L’interview de Stefflon Don : « Les grandes rappeuses ont toujours été dominantes et sexy »

Article publié le 18 décembre 2017

Photos : Yann Weber
Texte : Maxime Retailleau

Avec un style rappelant celui de Lil’ Kim, Foxy Brown ou encore Nicki Minaj, l’artiste londonienne Stefflon Don réinvente le rap en puisant dans ses racines jamaïcaines. Après de récents featurings avec French Montana et Skepta, elle a été contactée par Drake pour une collaboration.

Avec seulement une mixtape, Real Ting, sortie en décembre 2016, et une poignée de clips à son actif, Stefflon Don s’est imposée comme la nouvelle reine du rap anglais et multiplie featurings et millions de vues sur Youtube depuis un an. Née à Birmingham en 1991 de parents d’origine jamaïcaine, le dancehall, le reggae et les morceaux hip-hop des années 1990 chéris par ses frères et soeurs constituent la bande-son de sa petite enfance. Sa famille déménage ensuite à Rotterdam puis à Londres lorsqu’elle a 14 ans, où elle se passionne pour le grime, puis décide de se lancer elle-même après avoir hésité à devenir coiffeuse.

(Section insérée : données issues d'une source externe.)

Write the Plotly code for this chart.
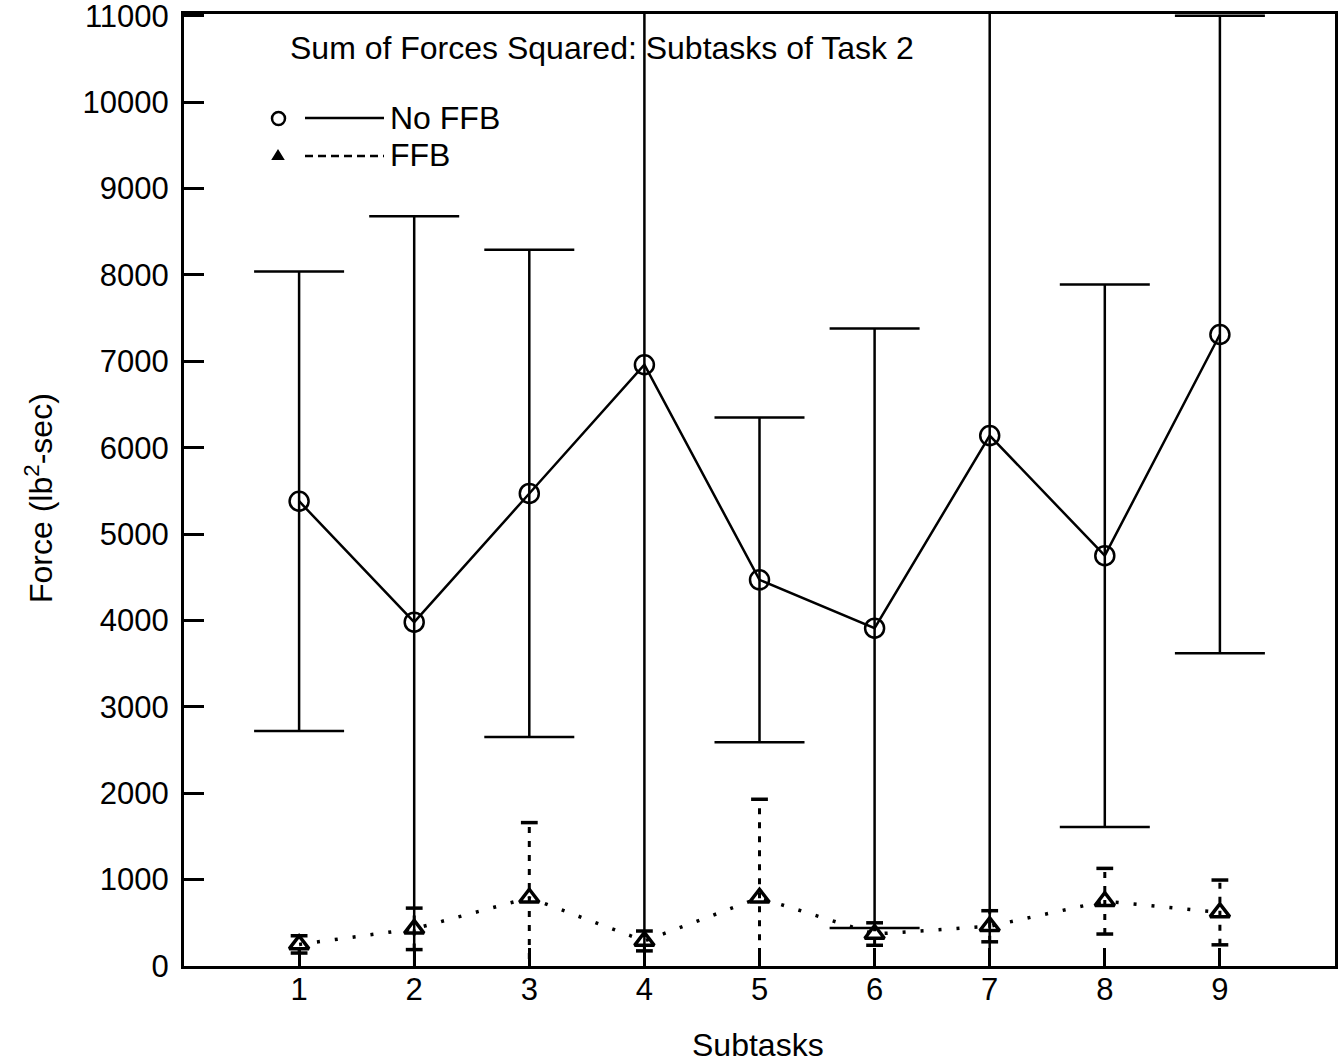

Elle synthétise alors ses diverses influences pour mieux les réinventer, en s’inspirant de l’attitude fière et sensuelle de ses idoles de jeunesses, Lil’ Kim et Foxy Brown. Fin septembre, Stefflon Don était de passage à Paris pour donner son premier concert en France, à la FANTASY PARTY d’Antidote célébrant la sortie du nouveau numéro automne-hiver 2017. Rencontre.

Antidote. Vous écoutiez beaucoup Lil’ Kim et Foxy Brown quand vous étiez jeune. Qu’aimiez-vous chez elles ?
Stefflon Don. J’adorais leur insolence, leur façon de dire ce qu’elles avaient à dire, et d’être dominantes. À chaque fois qu’elles étaient sur un single, peu importe qui d’autre était dessus, vous attendiez leur couplet, elles mettaint du piment dans le morceau. Elles m’ont vraiment beaucoup influencé.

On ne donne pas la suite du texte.